White papers and complex supply chains work well together. If your company deals with a complex supply chain involving several levels, a white paper may be an effective way to deliver your messages to multiple audiences.

White papers and complex supply chains: one example

Suppose your company manufactures replacement gaskets for auto, truck, and industrial engines. You don’t sell directly to the service technicians who install the gaskets when engines are being overhauled or repaired. Instead, your direct customers are large parts distributors who stock products from hundreds of manufacturers like yours and sell them to local and regional parts stores.

White papers and complex supply chains connect the dots

Your products are superior to what your competitors offer and are far less likely to fail in the field. Unfortunately, the higher-quality engineering and materials come with a higher cost. In fact, for some applications, your gasket may cost nearly twice as much as competitors’ parts. Fortunately, it carries a higher profit margin for both the distributor and the parts store.

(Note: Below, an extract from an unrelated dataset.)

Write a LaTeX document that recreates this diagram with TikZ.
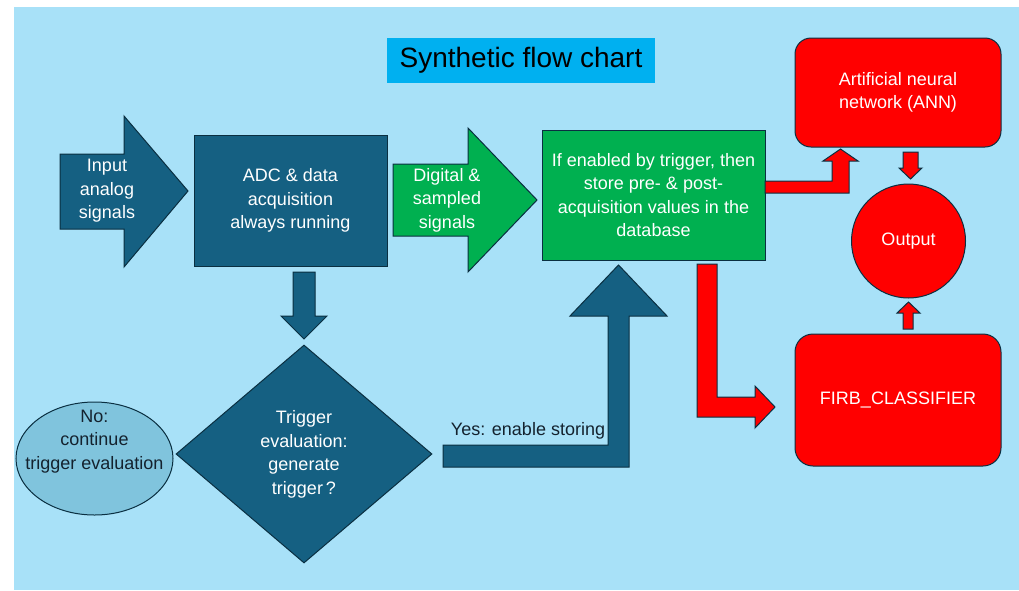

When a service technician needs a new gasket, he calls the parts store. The employee at the store tells him which parts are available and the price for each. Which does the technician choose? You guessed it: the cheapest choice.

In looking at the total cost of an engine overhaul, the gasket probably represents just one or two percent, but you know from testing that your gaskets continue to perform for tens of thousands of miles after your competitors’ products have failed. Between that and the difference in profit margin, the cheaper product is a bad deal for everyone. So how do you overcome that?

You develop a white paper that provides an easy-to-understand explanation of the different methods involved in making the most common types of gaskets. You contrast your construction with the cheaper approaches used by your competitors. And you explain how the extra cost of a high-quality gasket is more than offset by the greater reliability and longer life of your product.

The people you need to educate are the service technicians, and you don’t know who they are. But you can find out who your distributors market to and encourage them to share your white paper with the parts stores. If you succeed, the parts stores employees will start to convince the service technicians that your gasket is a better deal. The service technician gets a better part, the wholesaler and retail store owners get a bigger margin, and the parts store employee feels like an automotive expert who helps his customers.